Gerrie had arranged brand new Fiat 2.4 Fullback 4×4 double cabs, with which we towed a Conqueror Comfort trailer.

Sharing a car and a camper with a stranger can be a lotto. But I struck the jackpot with Gerrie, alternatively known as Jerry-Lee Lewis, or just Jerry. Funny, full of life, with a really big heart: a good oke. I enjoyed his company immensely.

‘Do you like music?’ asked Gerrie the second we pulled out on our journey, plugging his flash drive into the Fiat Fullback’s USB slot.

He had one of the best music collections I’ve heard in years. And it wasn’t long before the two of us started up a game of Noot vir Noot with the other vehciles, via walkie talkies. These two-way radios are a big plus on a Protea 4×4 Adventure. The Kenwoods in each car push up the safety, especially on the roads in Botswana where cattle, sheep and donkeys reign supreme.

We had to keep our eyes peeled for kudu, warthogs and impala as we meandered the 450 kilometres up to the Martin’ Drift Border Control Post, on what Rudyard Kipling described as ‘the great grey-green, greasy Limpopo River, all set about with fever trees…’ We were in Botswana.

Kwa Nokeng Lodge

I loved the campsite Jannie had chosen for our first night. The Kwa Nokeng Lodge overlooks the famous old Limpopo River. It was an easy day, so we were still full of energy as Gerrie and I set up our Conqueror for the cool evening ahead. I hadn’t forgotten the procedure from my trip up to Van Zyl’s Pass. The tough-as-teak Conquerors are easy to set up; it literally takes five minutes.

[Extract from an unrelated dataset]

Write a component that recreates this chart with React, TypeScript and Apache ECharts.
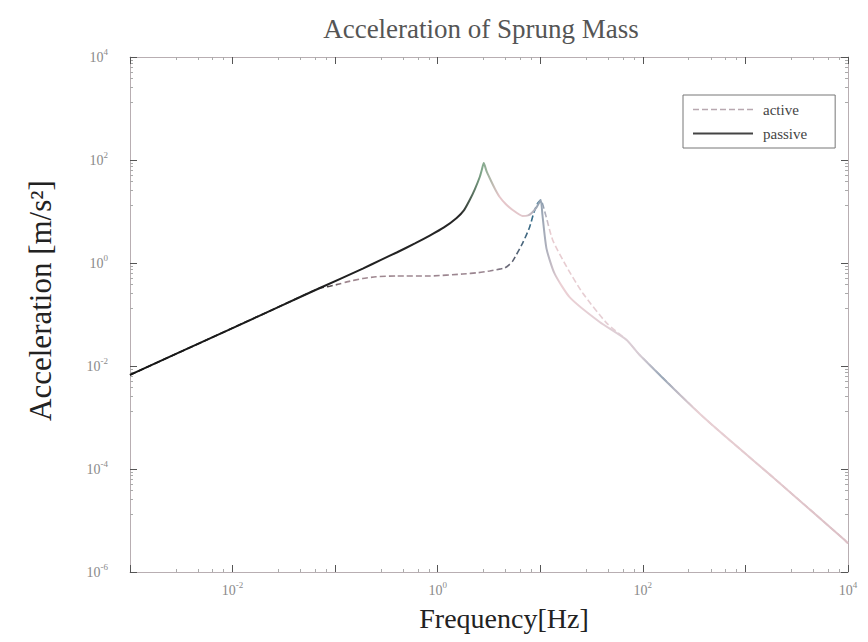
import React, { useEffect, useRef } from "react";
import * as echarts from "echarts";

// Frequency [Hz] and acceleration [m/s^2]
const activeFreq = [0.001, 0.01, 0.03, 0.071, 0.0886, 0.11, 0.13, 0.186, 0.25, 0.398, 0.836, 1.75, 2.5, 3.21, 4.0, 4.5, 4.9, 5.38, 6.73, 7.88, 8.63, 9.44, 10.1, 11.3, 13.2, 18.1, 25.9, 44.4, 69.5, 93, 419, 1841, 9270, 10000];
const activeAcc = [0.0067, 0.0546, 0.149, 0.327, 0.355, 0.39, 0.43, 0.5, 0.54, 0.56, 0.56, 0.611, 0.65, 0.7, 0.76, 0.8, 0.9, 1.09, 2.44, 5.0, 9.35, 14.6, 16.7, 8.55, 2.8, 0.836, 0.261, 0.068, 0.032, 0.0164, 0.00089, 7.0e-5, 4.2e-6, 3.6e-6];

const passiveFreq = [0.001, 0.01, 0.03, 0.071, 0.186, 0.28, 0.398, 0.6, 0.836, 1.15, 1.53, 1.8, 2.05, 2.3, 2.57, 2.69, 2.81, 3.0, 3.21, 3.6, 4.02, 4.6, 5.38, 6.73, 7.6, 8.24, 9.22, 10.1, 10.5, 11.5, 13.8, 19.4, 37.9, 69.5, 93, 419, 1841, 9270, 10000];
const passiveAcc = [0.0067, 0.0546, 0.149, 0.327, 0.78, 1.15, 1.6, 2.4, 3.4, 4.9, 7.5, 10.5, 16.7, 27, 46.8, 64, 87, 60, 44.7, 28, 19.1, 14, 10.7, 8.18, 8.4, 9.35, 12.2, 16.7, 8.55, 1.9, 0.62, 0.215, 0.0715, 0.032, 0.0164, 0.00089, 7.0e-5, 4.2e-6, 3.6e-6];

const seriesNames = ["active", "passive"];
const titleText = "Acceleration of Sprung Mass";
const xName = "Frequency[Hz]";
const yName = "Acceleration [m/s\u00B2]";

const SERIF = "'Liberation Serif', 'DejaVu Serif', serif";

function pairs(f: number[], a: number[]) {
  return f.map((v, i) => [v, a[i]]);
}

function powLabel(v: number, skipOdd: boolean) {
  const e = Math.round(Math.log10(v));
  if (skipOdd && Math.abs(e) % 2 === 1) return "";
  return `{b|10}{s|${e}}`;
}

const labelRich = {
  b: { fontSize: 14, lineHeight: 20, fontFamily: SERIF, color: "#8a8a8a" },
  s: { fontSize: 9, lineHeight: 10, verticalAlign: "top" as const, fontFamily: SERIF, color: "#8a8a8a" },
};

export default function App() {
  const ref = useRef<HTMLDivElement>(null);
  useEffect(() => {
    if (!ref.current) return;
    const chart = echarts.init(ref.current, undefined, { renderer: "svg" });

    const passiveGrad = new echarts.graphic.LinearGradient(0, 0, 1, 0, [
      { offset: 0, color: "#151515" },
      { offset: 0.46, color: "#262626" },
      { offset: 0.49, color: "#7fa88a" },
      { offset: 0.515, color: "#e6c6ca" },
      { offset: 0.55, color: "#e2c8cc" },
      { offset: 0.57, color: "#8fa0b0" },
      { offset: 0.6, color: "#ecd0d4" },
      { offset: 0.71, color: "#d8cdd5" },
      { offset: 0.74, color: "#9aa8b8" },
      { offset: 0.79, color: "#e8d0d4" },
      { offset: 1, color: "#dcc0c6" },
    ]);
    const activeGrad = new echarts.graphic.LinearGradient(0, 0, 1, 0, [
      { offset: 0, color: "#151515" },
      { offset: 0.27, color: "#303030" },
      { offset: 0.3, color: "#a08890" },
      { offset: 0.5, color: "#9a8590" },
      { offset: 0.535, color: "#5a6070" },
      { offset: 0.565, color: "#2f6f8f" },
      { offset: 0.585, color: "#e8ccd0" },
      { offset: 0.7, color: "#e4d0d6" },
      { offset: 0.74, color: "#9aa8b8" },
      { offset: 0.78, color: "#e8d0d4" },
      { offset: 1, color: "#dcc0c6" },
    ]);

    const frameColor = "#b8aeb2";
    const tickColor = "#555";

    const commonX = {
      type: "log" as const,
      logBase: 10,
      min: 0.001,
      max: 10000,
      interval: 1,
      splitLine: { show: false },
      axisLine: { show: true, lineStyle: { color: frameColor, width: 1 } },
      axisTick: { show: true, inside: true, length: 7, lineStyle: { color: tickColor } },
      minorTick: { show: true, splitNumber: 5, length: 3, lineStyle: { color: "#aaa" } },
    };
    const commonY = {
      type: "log" as const,
      logBase: 10,
      min: 1e-6,
      max: 1e4,
      interval: 2,
      splitLine: { show: false },
      axisLine: { show: true, lineStyle: { color: frameColor, width: 1 } },
      axisTick: { show: true, inside: true, length: 7, lineStyle: { color: tickColor } },
      minorTick: { show: true, splitNumber: 8, length: 3, lineStyle: { color: "#aaa" } },
    };

    chart.setOption({
      animation: false,
      backgroundColor: "#ffffff",
      title: {
        text: titleText,
        left: 476,
        top: 10,
        textAlign: "center",
        textStyle: { fontFamily: SERIF, fontSize: 27, fontWeight: "normal", color: "#555" },
      },
      legend: {
        left: 683,
        top: 95,
        orient: "vertical",
        itemWidth: 60,
        itemHeight: 14,
        itemGap: 9,
        padding: [7, 28, 7, 9],
        borderColor: "#777",
        borderWidth: 1,
        backgroundColor: "#fff",
        textStyle: { fontFamily: SERIF, fontSize: 15, color: "#444", padding: [0, 0, 0, 5] },
        data: [
          { name: seriesNames[0], itemStyle: { opacity: 0 }, lineStyle: { color: "#b8a8b0", type: "dashed", width: 1.5 } },
          { name: seriesNames[1], itemStyle: { opacity: 0 }, lineStyle: { color: "#444", width: 2 } },
        ],
      },
      grid: { left: 130, right: 20, top: 57, bottom: 70, containLabel: false, outerBoundsMode: "none" },
      xAxis: [
        {
          ...commonX,
          position: "bottom",
          axisLabel: {
            show: true,
            margin: 8,
            formatter: (v: number) => powLabel(v, true),
            rich: labelRich,
          },
          name: xName,
          nameLocation: "middle",
          nameGap: 32,
          nameTextStyle: { fontFamily: SERIF, fontSize: 28, color: "#222", padding: [0, 0, 0, 30] },
        },
        {
          ...commonX,
          position: "top",
          axisLabel: { show: false },
        },
      ],
      yAxis: [
        {
          ...commonY,
          position: "left",
          axisLabel: {
            show: true,
            margin: 22,
            formatter: (v: number) => powLabel(v, false),
            rich: labelRich,
          },
          name: yName,
          nameLocation: "middle",
          nameGap: 74,
          nameTextStyle: { fontFamily: SERIF, fontSize: 31, color: "#222", padding: [0, 0, 0, 28] },
        },
        {
          ...commonY,
          position: "right",
          axisLabel: { show: false },
        },
      ],
      series: [
        {
          name: seriesNames[0],
          type: "line",
          symbol: "none",
          showSymbol: false,
          smooth: 0.2,
          data: pairs(activeFreq, activeAcc),
          lineStyle: { color: activeGrad, width: 1.6, type: [6, 3] },
          itemStyle: { color: "#b8a8b0" },
          z: 2,
        },
        {
          name: seriesNames[1],
          type: "line",
          symbol: "none",
          showSymbol: false,
          smooth: 0.2,
          data: pairs(passiveFreq, passiveAcc),
          lineStyle: { color: passiveGrad, width: 2 },
          itemStyle: { color: "#444" },
          z: 3,
        },
      ],
    });
    return () => chart.dispose();
  }, []);

  return (
    <div
      ref={ref}
      style={{ position: "fixed", left: 0, top: 0, width: 868, height: 642, background: "#fff" }}
    />
  );
}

Gerrie, being a true gentleman, suggested, ‘Oom beter bo slaap.’

‘Not so much of the Oom stuff,’ I said, but tossed my bedding up into the huge loft apartment with the king size double bed before he could change his mind.

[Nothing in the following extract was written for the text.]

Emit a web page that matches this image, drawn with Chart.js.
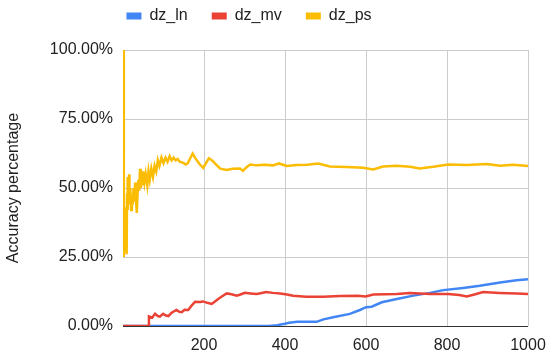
<!DOCTYPE html>
<html>
<head>
<meta charset="utf-8">
<script src="https://cdn.jsdelivr.net/npm/chart.js@4"></script>
<style>
    html, body { margin: 0; padding: 0; background: #fff; }
    #wrap { width: 550px; height: 355px; }
</style>
</head>
<body>
<div id="wrap"><canvas id="myChart" width="550" height="355"></canvas></div>
<script>
// values (x = sample number, y = accuracy %)
const seriesNames = ["dz_ln", "dz_mv", "dz_ps"];
const seriesColors = ["#4285f4", "#ea4335", "#fbbc04"];
const xTicks = [200, 400, 600, 800, 1000];
const yTicks = [0, 25, 50, 75, 100];

const lnX = [0, 360, 380, 400, 410, 430, 478, 495, 519, 560, 585, 600, 614, 639, 676, 717, 758, 791, 840, 881, 931, 972, 1000];
const lnY = [0, 0, 0.3, 0.8, 1.2, 1.5, 1.5, 2.4, 3.2, 4.4, 5.8, 6.8, 7.0, 8.6, 9.8, 11.0, 12.0, 13.0, 13.8, 14.6, 15.8, 16.6, 16.9];

const mvX = [0, 62, 64, 72, 79, 86, 91, 99, 106, 112, 120, 132, 138, 145, 152, 161, 170, 178, 190, 198, 208, 219, 228, 235, 245, 256, 268, 281, 290, 301, 315, 330, 340, 353, 370, 388, 405, 420, 453, 494, 536, 580, 599, 618, 676, 709, 758, 803, 830, 849, 870, 889, 930, 972, 1000];
const mvY = [0, 0, 3.5, 3.0, 4.4, 3.6, 3.4, 4.4, 3.8, 3.6, 4.8, 5.8, 5.2, 5.0, 5.9, 5.8, 7.5, 8.8, 8.7, 8.9, 8.4, 8.0, 9.0, 9.8, 10.8, 11.8, 11.5, 11.0, 11.4, 12.0, 11.8, 11.6, 11.9, 12.3, 12.0, 11.8, 11.4, 11.0, 10.6, 10.6, 10.9, 11.0, 10.7, 11.4, 11.6, 12.0, 11.6, 11.6, 11.2, 10.7, 11.5, 12.3, 12.0, 11.8, 11.6];

const psX = [1, 2, 3, 4, 5, 6, 7, 8, 9, 10, 11, 12, 13, 14, 15, 16, 18, 20, 22, 24, 26, 28, 30, 32, 34, 36, 38, 40, 42, 44, 46, 48, 50, 53, 56, 60, 63, 66, 70, 74, 78, 82, 86, 90, 95, 100, 105, 110, 115, 120, 125, 130, 135, 140, 150, 155, 160, 165, 172, 180, 190, 198, 205, 212, 220, 230, 240, 256, 270, 289, 296, 305, 314, 330, 350, 370, 385, 404, 429, 455, 482, 511, 552, 593, 618, 642, 676, 709, 733, 766, 803, 849, 898, 931, 963, 1000];
const psY = [100, 25, 38, 43, 30, 27, 40, 31, 26, 48, 54, 42, 52, 46, 55, 44, 50, 42, 47, 44, 50, 45, 52, 47, 41, 48, 53, 49, 57, 50, 54, 51, 56, 52, 55, 51, 56, 53, 57, 54, 58, 56, 60, 58, 61, 59, 61, 59.5, 61.5, 60, 61, 60, 60.5, 59.5, 59, 58.5, 59, 60.5, 62.5, 60.5, 58.5, 57.3, 59, 60.8, 60, 58.5, 57, 56.5, 57, 57.1, 56.2, 57.5, 58.5, 58.2, 58.4, 58.2, 58.9, 58, 58.3, 58.4, 58.9, 57.8, 57.6, 57.3, 56.7, 57.8, 58.1, 57.7, 57.1, 57.7, 58.5, 58.3, 58.7, 58.1, 58.4, 58.0];

function toPoints(xs, ys) {
    return xs.map((x, i) => ({ x: x, y: ys[i] }));
}

const textColor = "#222";
const font16 = { family: "Arial, 'Liberation Sans', sans-serif", size: 16 };

// move the legend up and left like the original
const legendShift = {
    id: "legendShift",
    afterLayout(chart) {
        chart.legend.left -= 26;
        chart.legend.right -= 26;
        chart.legend.top -= 16;
    }
};

new Chart("myChart", {
    type: "line",
    data: {
        datasets: [
            { label: seriesNames[0], data: toPoints(lnX, lnY), borderColor: seriesColors[0], backgroundColor: seriesColors[0], order: 2 },
            { label: seriesNames[1], data: toPoints(mvX, mvY), borderColor: seriesColors[1], backgroundColor: seriesColors[1], order: 1 },
            { label: seriesNames[2], data: toPoints(psX, psY), borderColor: seriesColors[2], backgroundColor: seriesColors[2], order: 0 }
        ]
    },
    options: {
        responsive: false,
        animation: false,
        elements: {
            point: { radius: 0 },
            line: { borderWidth: 2.5, tension: 0 }
        },
        layout: { padding: 0 },
        plugins: {
            tooltip: { enabled: false },
            legend: {
                position: "top",
                labels: {
                    font: font16,
                    color: textColor,
                    boxWidth: 15,
                    boxHeight: 7,
                    padding: 24,
                    sort: (a, b) => a.datasetIndex - b.datasetIndex,
                    generateLabels: chart => Chart.defaults.plugins.legend.labels.generateLabels(chart)
                        .map(l => ({ ...l, lineWidth: 0 }))
                }
            }
        },
        scales: {
            x: {
                type: "linear",
                min: 0,
                max: 1000,
                afterBuildTicks: s => { s.ticks = [0].concat(xTicks).map(v => ({ value: v })); },
                afterFit: s => { s.height = 29; s.paddingRight = 22; },
                ticks: {
                    font: font16,
                    color: textColor,
                    padding: 10,
                    maxRotation: 0,
                    autoSkip: false,
                    callback: v => v === 0 ? "" : v
                },
                grid: {
                    drawTicks: false,
                    color: c => c.tick && c.tick.value === 0 ? "rgba(0,0,0,0)" : "#cccccc"
                },
                border: { display: false }
            },
            y: {
                min: 0,
                max: 100,
                afterBuildTicks: s => { s.ticks = yTicks.map(v => ({ value: v })); },
                afterFit: s => { s.width = 123; },
                ticks: {
                    font: font16,
                    color: textColor,
                    padding: 10,
                    callback: v => v.toFixed(2) + "%"
                },
                grid: {
                    drawTicks: false,
                    color: c => c.tick && c.tick.value === 0 ? "#333333" : "#cccccc"
                },
                border: { display: false },
                title: {
                    display: true,
                    text: "Accuracy percentage",
                    font: font16,
                    color: textColor
                }
            }
        }
    },
    plugins: [legendShift]
});
</script>
</body>
</html>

Youngsters like Gerrie had to be tough and sleep in the tent area below! On that first night, I got some idea of why Jannie’s ‘rustige’ tours are so popular: A delicious buffet supper awaited us on the wooden deck overlooking the river.

After the supper under a full moon, we sat around the large glowing central fireplace in the in the thatched lapa area. We were starting to get to know our fellow travelers on the adventure.

The next morning, breakfast was also served on the wooden deck under that same huge jackalberry tree. I was certainly enjoying the unhurried pace and the luxury.

Jannie is a really organised fellow… I’m not. He had provided a full itinerary of the whole trip, but I decided to let each day unfold without looking at it. This led me to experience one of the best trips I have done in years. No mad rushing around, packing up for hours and hours of driving.

We had time for a leisurely breakfast with plenty of banter doing the rounds. We left around 09h00 and filled up with fuel at the Kwa-Nokeng service station, from where it was a leisurely drive of some 550 kilometers up to our next camp, north of the small town of Nata. Our route was up the A1, before entering the town of Palaype.

From Palapye we headed past a lot of small settlements, through Topisi and Serule, before crossing over the Shashe River into Francistown.

After crossing the Tati River in Francistown we turned left on the A3 on our way to our next camp, Elephant Sands, some 50 kilometres from Nata.